Great. Thanks, Sara. Well, let me start with G&A. I just -- I mean, I think a bit of a headline there. I mean I think our normal, let's call it, cycle of spend in the business is probably always a little bit more back half than front half weighted. I think this year, that's a little bit more pronounced. I think there are kind of a couple of probably more substantive factors for that. I think the first one is around our continued investment in technology and digital. I mean, I think you've heard us talk, and me in particular previously, that we will -- we have the capacity and the capability. And we will continue to invest in areas in the business where we believe there's a significant opportunity to drive growth and generate a return. And I think our digital and technology investments have been a clear strong example and continue to be one of our key growth drivers. And I think as Chris touched on previously, we continue to believe we've got significant opportunity as we go forward to unlock further capabilities around our digital and technology platforms. And so we're continuing to accelerate investment in those areas. I think the second one is back to our global business services organization.

As you know, as part of our ATO changes earlier this year, we stood up a global business service organization at an enterprise level because we felt there was a relatively significant opportunity to look at how we can digitize, I'll call it, the operational part of our business and drive sustainable efficiencies as we go forward.. So we're doing a fair bit of work and investing right now and looking at that opportunity to understand how big is it? What's it going to take to get after it? How should we think about sequencing and prioritizing the investments. Obviously, once you go into those sorts of journeys, there are other multiyear journeys and commitments to kind of deliver that sustainable end benefit. But if we think of the kind of the broader environment today, the ability to kind of drive sustainable efficiency, the ability to get data and analytics in a sustainable way, I think, is becoming more important. And we think there's a significant opportunity there that we're looking at. So I think our guidance remains intact as we stated at the beginning of the year, which is we expect our G&A to be in that 2.2% to 2.3% of sales range. I would say I think I certainly expect that we'll be closer to the higher end versus the lower end of that range. But that's a bit of texture on G&A. I think on pricing, I mean, obviously, pricing varies significantly based on the context in the individual markets. So maybe what I can do is just give you a little -- I mean, obviously, pricing remains elevated as inflation more broadly remains elevated in the majority of our markets. Maybe a little texture on the U.S., which is, I think if you look at the second quarter, we were kind of on average at a low double-digit level of pricing in the business. I think as we work through the rest of the year, we'll probably end the year in that kind of low double-digit range.

A lot of the pricing in the second quarter is kind of carryover from 2022 in the U.S. business as we work through that kind of peak inflationary period. And obviously, as I talked about earlier, we're kind of getting those two offsets to the pricing we're taking, which is kind of the trade down and consumers that are kind of continuing to buying a little bit less. Again, those two offsets have been very consistent. And as Chris and I have both talked to, we continue to see traffic growth in our U.S. business, we continue to see market share gains, and we continue to see this kind of strong leading value for money and affordability positioning.
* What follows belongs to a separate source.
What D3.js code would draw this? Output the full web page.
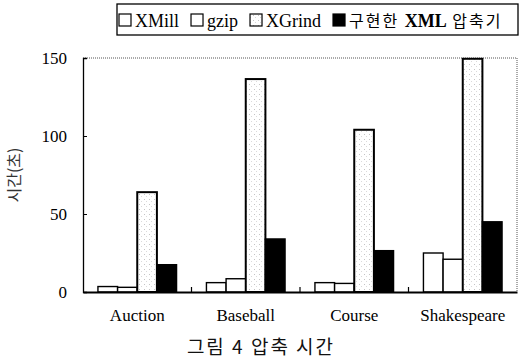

So I think what I've talked about before, which I think is really important, is the work we've done on in the couple of years before we've kind of got into this more challenging macroeconomic environment around our capabilities that we've put in place with our third-party advisers that we work with and who make recommendations to our business, including our franchisees, on how we price, obviously, our franchisees make those decisions, I think we've had a significant improvement in our capability. I think as Chris has talked about, we've had pretty good discipline from our system and the pricing that we've taken to really kind of get the balance of working through the short-term challenge with a long-term focus on continuing to make sure we're driving momentum, and we feel pretty good about how we've been able to navigate, obviously, a complex environment.

Mike Cieplak
Corporate SVP, Treasurer & IR at McDonald's

Okay. We're at the bottom of the hour. That completes our call. Thank you, Chris. Thanks, Ian. Thanks, everyone, for joining. Have a great day.